↓

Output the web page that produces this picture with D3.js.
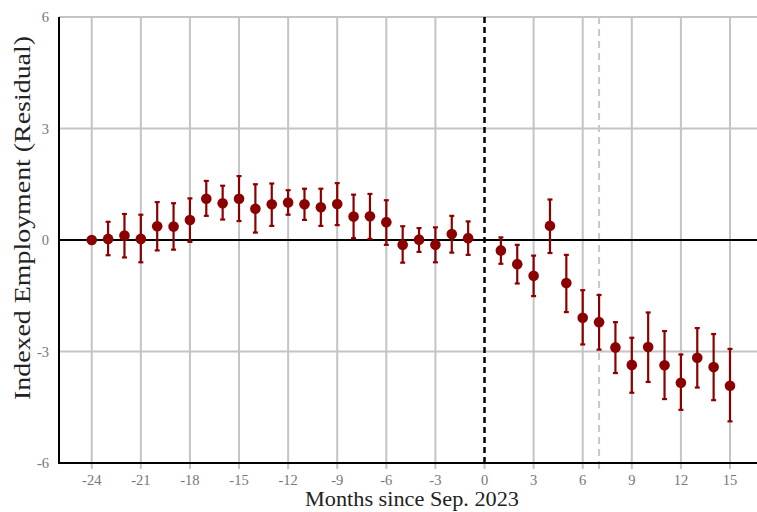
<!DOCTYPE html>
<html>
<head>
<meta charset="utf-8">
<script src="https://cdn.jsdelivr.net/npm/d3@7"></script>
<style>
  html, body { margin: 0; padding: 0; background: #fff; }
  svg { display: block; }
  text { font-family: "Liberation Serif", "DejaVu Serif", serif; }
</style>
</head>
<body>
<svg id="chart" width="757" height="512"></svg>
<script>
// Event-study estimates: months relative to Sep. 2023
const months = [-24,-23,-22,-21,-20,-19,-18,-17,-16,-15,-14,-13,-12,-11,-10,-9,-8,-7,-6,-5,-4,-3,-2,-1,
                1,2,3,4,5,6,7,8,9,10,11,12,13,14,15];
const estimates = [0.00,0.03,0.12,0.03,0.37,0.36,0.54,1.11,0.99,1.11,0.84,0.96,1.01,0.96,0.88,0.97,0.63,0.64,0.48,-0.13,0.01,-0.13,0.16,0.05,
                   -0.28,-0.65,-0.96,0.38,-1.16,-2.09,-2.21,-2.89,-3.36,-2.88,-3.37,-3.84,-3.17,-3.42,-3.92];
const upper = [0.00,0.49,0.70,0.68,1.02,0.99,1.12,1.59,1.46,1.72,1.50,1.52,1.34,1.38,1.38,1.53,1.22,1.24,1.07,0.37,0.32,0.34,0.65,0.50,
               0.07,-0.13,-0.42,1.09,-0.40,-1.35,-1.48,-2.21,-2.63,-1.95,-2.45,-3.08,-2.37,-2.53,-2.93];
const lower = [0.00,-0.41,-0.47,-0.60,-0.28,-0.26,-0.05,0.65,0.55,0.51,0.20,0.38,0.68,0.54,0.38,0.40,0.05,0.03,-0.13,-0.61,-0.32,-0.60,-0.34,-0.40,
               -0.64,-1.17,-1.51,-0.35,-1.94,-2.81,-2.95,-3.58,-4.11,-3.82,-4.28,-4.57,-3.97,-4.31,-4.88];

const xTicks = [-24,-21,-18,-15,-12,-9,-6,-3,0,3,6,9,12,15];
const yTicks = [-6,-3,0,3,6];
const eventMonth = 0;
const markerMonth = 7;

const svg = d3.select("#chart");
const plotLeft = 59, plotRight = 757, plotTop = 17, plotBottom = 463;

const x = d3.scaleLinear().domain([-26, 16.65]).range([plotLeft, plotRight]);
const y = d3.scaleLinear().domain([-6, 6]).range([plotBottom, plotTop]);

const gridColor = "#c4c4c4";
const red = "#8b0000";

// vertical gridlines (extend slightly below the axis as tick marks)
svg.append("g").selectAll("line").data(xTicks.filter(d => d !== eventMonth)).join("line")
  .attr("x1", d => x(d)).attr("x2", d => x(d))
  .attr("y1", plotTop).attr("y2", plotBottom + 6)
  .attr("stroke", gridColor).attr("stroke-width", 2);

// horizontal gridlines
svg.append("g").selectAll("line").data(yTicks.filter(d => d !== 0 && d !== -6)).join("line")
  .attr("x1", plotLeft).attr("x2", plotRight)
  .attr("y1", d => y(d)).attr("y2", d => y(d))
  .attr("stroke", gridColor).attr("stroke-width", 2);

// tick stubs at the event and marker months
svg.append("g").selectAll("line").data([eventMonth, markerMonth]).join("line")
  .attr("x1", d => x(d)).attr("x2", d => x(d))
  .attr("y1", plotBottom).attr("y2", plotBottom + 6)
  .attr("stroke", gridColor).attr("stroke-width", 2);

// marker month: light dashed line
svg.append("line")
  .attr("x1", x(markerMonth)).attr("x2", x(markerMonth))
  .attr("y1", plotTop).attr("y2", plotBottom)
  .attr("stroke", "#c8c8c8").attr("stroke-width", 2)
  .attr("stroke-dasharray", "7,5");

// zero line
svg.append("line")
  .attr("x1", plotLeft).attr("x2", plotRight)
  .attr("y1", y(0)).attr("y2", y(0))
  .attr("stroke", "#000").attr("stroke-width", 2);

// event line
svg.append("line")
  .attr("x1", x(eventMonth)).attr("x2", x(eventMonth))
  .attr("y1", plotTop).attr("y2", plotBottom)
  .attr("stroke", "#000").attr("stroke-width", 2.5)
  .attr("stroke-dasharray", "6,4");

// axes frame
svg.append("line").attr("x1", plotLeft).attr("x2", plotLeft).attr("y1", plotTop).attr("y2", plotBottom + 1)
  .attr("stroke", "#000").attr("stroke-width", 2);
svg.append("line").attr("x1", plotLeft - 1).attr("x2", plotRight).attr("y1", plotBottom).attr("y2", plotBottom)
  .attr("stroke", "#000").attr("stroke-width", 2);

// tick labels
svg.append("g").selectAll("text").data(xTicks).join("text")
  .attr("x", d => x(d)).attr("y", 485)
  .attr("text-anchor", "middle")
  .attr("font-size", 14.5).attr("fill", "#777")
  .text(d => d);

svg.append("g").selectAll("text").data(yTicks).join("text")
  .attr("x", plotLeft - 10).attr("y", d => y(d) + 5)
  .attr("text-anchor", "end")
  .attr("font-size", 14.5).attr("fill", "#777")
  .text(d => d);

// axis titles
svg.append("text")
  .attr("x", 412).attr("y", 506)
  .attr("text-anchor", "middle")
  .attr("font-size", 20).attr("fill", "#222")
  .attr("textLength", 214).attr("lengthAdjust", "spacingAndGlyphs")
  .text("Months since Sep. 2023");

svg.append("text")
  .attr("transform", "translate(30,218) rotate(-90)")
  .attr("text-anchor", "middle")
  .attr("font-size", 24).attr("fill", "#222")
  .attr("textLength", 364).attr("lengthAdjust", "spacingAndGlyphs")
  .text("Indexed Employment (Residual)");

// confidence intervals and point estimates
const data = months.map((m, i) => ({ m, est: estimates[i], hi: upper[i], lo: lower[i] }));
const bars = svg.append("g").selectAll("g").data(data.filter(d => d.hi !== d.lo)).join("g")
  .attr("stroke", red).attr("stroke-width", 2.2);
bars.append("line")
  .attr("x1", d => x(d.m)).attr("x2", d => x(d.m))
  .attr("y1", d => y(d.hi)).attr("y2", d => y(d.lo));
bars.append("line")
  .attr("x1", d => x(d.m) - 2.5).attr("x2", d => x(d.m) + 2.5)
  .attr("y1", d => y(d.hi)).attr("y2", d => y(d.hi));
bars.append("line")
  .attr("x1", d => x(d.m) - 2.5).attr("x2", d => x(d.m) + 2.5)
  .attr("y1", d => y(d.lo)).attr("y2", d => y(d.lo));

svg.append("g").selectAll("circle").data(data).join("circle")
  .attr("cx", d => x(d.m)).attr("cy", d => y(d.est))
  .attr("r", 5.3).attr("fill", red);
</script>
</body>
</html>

↑

== What is needed ==
Print out the whole of the material word for word, without pictures.

== The output ==
Output the web page that produces this picture with D3.js.
<!DOCTYPE html>
<html>
<head>
<meta charset="utf-8">
<script src="https://cdn.jsdelivr.net/npm/d3@7"></script>
<style>
  html, body { margin: 0; padding: 0; background: #fff; }
  svg { display: block; }
  text { font-family: "Liberation Serif", "DejaVu Serif", serif; }
</style>
</head>
<body>
<svg id="chart" width="757" height="512"></svg>
<script>
// Event-study estimates: months relative to Sep. 2023
const months = [-24,-23,-22,-21,-20,-19,-18,-17,-16,-15,-14,-13,-12,-11,-10,-9,-8,-7,-6,-5,-4,-3,-2,-1,
                1,2,3,4,5,6,7,8,9,10,11,12,13,14,15];
const estimates = [0.00,0.03,0.12,0.03,0.37,0.36,0.54,1.11,0.99,1.11,0.84,0.96,1.01,0.96,0.88,0.97,0.63,0.64,0.48,-0.13,0.01,-0.13,0.16,0.05,
                   -0.28,-0.65,-0.96,0.38,-1.16,-2.09,-2.21,-2.89,-3.36,-2.88,-3.37,-3.84,-3.17,-3.42,-3.92];
const upper = [0.00,0.49,0.70,0.68,1.02,0.99,1.12,1.59,1.46,1.72,1.50,1.52,1.34,1.38,1.38,1.53,1.22,1.24,1.07,0.37,0.32,0.34,0.65,0.50,
               0.07,-0.13,-0.42,1.09,-0.40,-1.35,-1.48,-2.21,-2.63,-1.95,-2.45,-3.08,-2.37,-2.53,-2.93];
const lower = [0.00,-0.41,-0.47,-0.60,-0.28,-0.26,-0.05,0.65,0.55,0.51,0.20,0.38,0.68,0.54,0.38,0.40,0.05,0.03,-0.13,-0.61,-0.32,-0.60,-0.34,-0.40,
               -0.64,-1.17,-1.51,-0.35,-1.94,-2.81,-2.95,-3.58,-4.11,-3.82,-4.28,-4.57,-3.97,-4.31,-4.88];

const xTicks = [-24,-21,-18,-15,-12,-9,-6,-3,0,3,6,9,12,15];
const yTicks = [-6,-3,0,3,6];
const eventMonth = 0;
const markerMonth = 7;

const svg = d3.select("#chart");
const plotLeft = 59, plotRight = 757, plotTop = 17, plotBottom = 463;

const x = d3.scaleLinear().domain([-26, 16.65]).range([plotLeft, plotRight]);
const y = d3.scaleLinear().domain([-6, 6]).range([plotBottom, plotTop]);

const gridColor = "#c4c4c4";
const red = "#8b0000";

// vertical gridlines (extend slightly below the axis as tick marks)
svg.append("g").selectAll("line").data(xTicks.filter(d => d !== eventMonth)).join("line")
  .attr("x1", d => x(d)).attr("x2", d => x(d))
  .attr("y1", plotTop).attr("y2", plotBottom + 6)
  .attr("stroke", gridColor).attr("stroke-width", 2);

// horizontal gridlines
svg.append("g").selectAll("line").data(yTicks.filter(d => d !== 0 && d !== -6)).join("line")
  .attr("x1", plotLeft).attr("x2", plotRight)
  .attr("y1", d => y(d)).attr("y2", d => y(d))
  .attr("stroke", gridColor).attr("stroke-width", 2);

// tick stubs at the event and marker months
svg.append("g").selectAll("line").data([eventMonth, markerMonth]).join("line")
  .attr("x1", d => x(d)).attr("x2", d => x(d))
  .attr("y1", plotBottom).attr("y2", plotBottom + 6)
  .attr("stroke", gridColor).attr("stroke-width", 2);

// marker month: light dashed line
svg.append("line")
  .attr("x1", x(markerMonth)).attr("x2", x(markerMonth))
  .attr("y1", plotTop).attr("y2", plotBottom)
  .attr("stroke", "#c8c8c8").attr("stroke-width", 2)
  .attr("stroke-dasharray", "7,5");

// zero line
svg.append("line")
  .attr("x1", plotLeft).attr("x2", plotRight)
  .attr("y1", y(0)).attr("y2", y(0))
  .attr("stroke", "#000").attr("stroke-width", 2);

// event line
svg.append("line")
  .attr("x1", x(eventMonth)).attr("x2", x(eventMonth))
  .attr("y1", plotTop).attr("y2", plotBottom)
  .attr("stroke", "#000").attr("stroke-width", 2.5)
  .attr("stroke-dasharray", "6,4");

// axes frame
svg.append("line").attr("x1", plotLeft).attr("x2", plotLeft).attr("y1", plotTop).attr("y2", plotBottom + 1)
  .attr("stroke", "#000").attr("stroke-width", 2);
svg.append("line").attr("x1", plotLeft - 1).attr("x2", plotRight).attr("y1", plotBottom).attr("y2", plotBottom)
  .attr("stroke", "#000").attr("stroke-width", 2);

// tick labels
svg.append("g").selectAll("text").data(xTicks).join("text")
  .attr("x", d => x(d)).attr("y", 485)
  .attr("text-anchor", "middle")
  .attr("font-size", 14.5).attr("fill", "#777")
  .text(d => d);

svg.append("g").selectAll("text").data(yTicks).join("text")
  .attr("x", plotLeft - 10).attr("y", d => y(d) + 5)
  .attr("text-anchor", "end")
  .attr("font-size", 14.5).attr("fill", "#777")
  .text(d => d);

// axis titles
svg.append("text")
  .attr("x", 412).attr("y", 506)
  .attr("text-anchor", "middle")
  .attr("font-size", 20).attr("fill", "#222")
  .attr("textLength", 214).attr("lengthAdjust", "spacingAndGlyphs")
  .text("Months since Sep. 2023");

svg.append("text")
  .attr("transform", "translate(30,218) rotate(-90)")
  .attr("text-anchor", "middle")
  .attr("font-size", 24).attr("fill", "#222")
  .attr("textLength", 364).attr("lengthAdjust", "spacingAndGlyphs")
  .text("Indexed Employment (Residual)");

// confidence intervals and point estimates
const data = months.map((m, i) => ({ m, est: estimates[i], hi: upper[i], lo: lower[i] }));
const bars = svg.append("g").selectAll("g").data(data.filter(d => d.hi !== d.lo)).join("g")
  .attr("stroke", red).attr("stroke-width", 2.2);
bars.append("line")
  .attr("x1", d => x(d.m)).attr("x2", d => x(d.m))
  .attr("y1", d => y(d.hi)).attr("y2", d => y(d.lo));
bars.append("line")
  .attr("x1", d => x(d.m) - 2.5).attr("x2", d => x(d.m) + 2.5)
  .attr("y1", d => y(d.hi)).attr("y2", d => y(d.hi));
bars.append("line")
  .attr("x1", d => x(d.m) - 2.5).attr("x2", d => x(d.m) + 2.5)
  .attr("y1", d => y(d.lo)).attr("y2", d => y(d.lo));

svg.append("g").selectAll("circle").data(data).join("circle")
  .attr("cx", d => x(d.m)).attr("cy", d => y(d.est))
  .attr("r", 5.3).attr("fill", red);
</script>
</body>
</html>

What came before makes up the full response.